Embracing rejection is part of Ma’s core ethos, however, his grit has not come without moments of insecurity and self-doubt from setback. When the dot com bubble burst at the end of the 1990s, Alibaba, now the world’s largest e-commerce company, had zero revenue to show for its first three years. Not only was it not profitable, it was on the verge of bankruptcy

It was around this time, after watching “Forrest Gump,” that Ma had an epiphany. “When I [saw] him, I [said], ‘This is the guy we should learn from.’ Believe what you’re doing. Love it, whether people like it, don’t like it. Be simple,” he told Charlie Rose during the Gateway business conference in Detroit in 2017. To grow the company, Ma would need to learn from his failures and get creative.
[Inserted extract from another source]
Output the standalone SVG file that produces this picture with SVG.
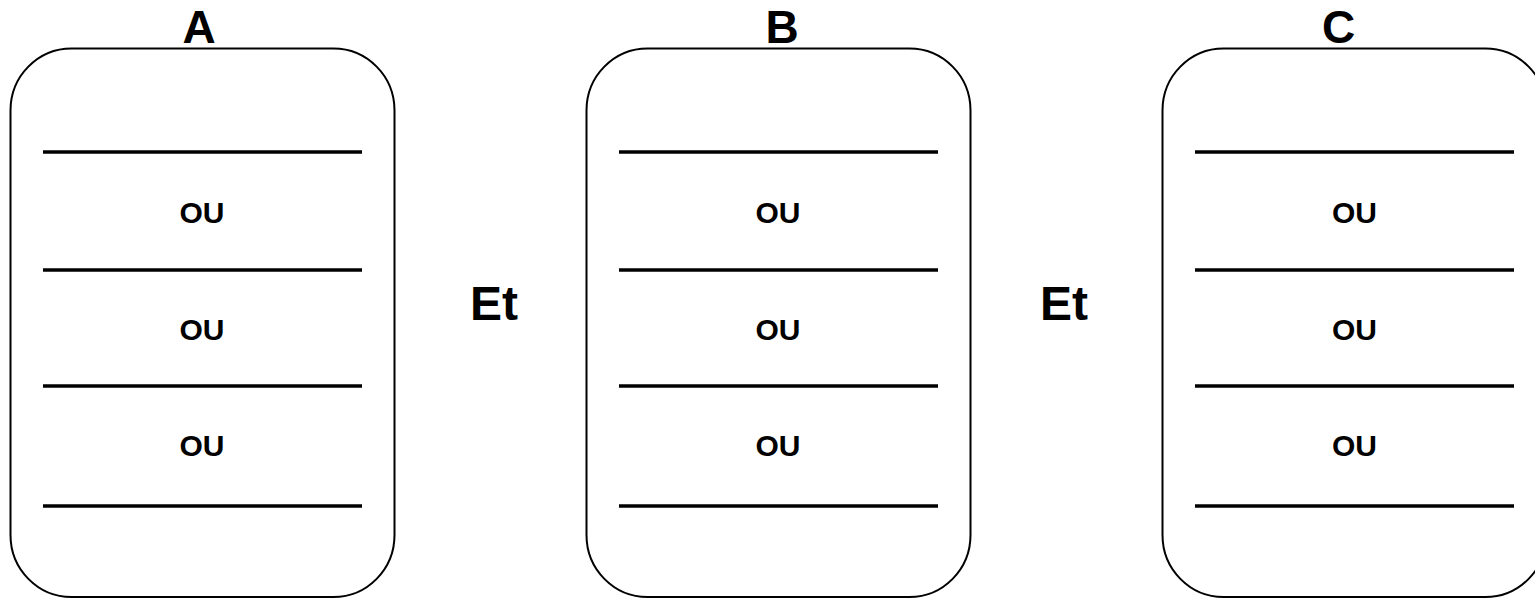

A Prototype for Persistence

Since banks were unwilling to work with Ma, one of Alibaba’s greatest roadblocks was figuring out how to secure its online payments. In the absence of institutional support, Ma built his own payment system, transfering payments in various currencies to buyers and sellers of different countries, and named it Alipay.
“So many people I talked to at that time about Alipay, they said, ‘This is the stupidest idea you’ve ever had,'” he told Rose in an earlier interview. “I didn’t care if it was stupid as long as people could use it.”
Today, 520 million people use Alipay, and Alibaba is the world’s largest internet marketplace with over 700 million users. Ma estimates his business has created 15 million jobs in China on top of the 30,000 people it formally employs.

More Than His Job 


While Ma’s hard work has undoubtedly gotten Alibaba to where it is in 2017, he attributes something else to his global success. In order to sustain perseverance in the face of failure, Ma subscribes to a healthy work-life balance, whereby he enjoys the challenge of business, but doesn’t let himself get consumed in it. Life is, after all, unpredictable.
“I always tell myself that we are born here not to work, but to enjoy life,” he said early on in his success. “We are here to make things better for one another, and not to work. If you are spending your whole life working, you will certainly regret it.” 

It may not apply to everyone, but Ma’s formula of balance, persistence, and fortitude in the face of obstacles certainly mimics the another character whose story has become an emblem of Western culture.

“Life is like a box of chocolates,” Ma reminded Charlie Rose at the World Economic Forum in 2015. “You never know what you you’re gonna get.”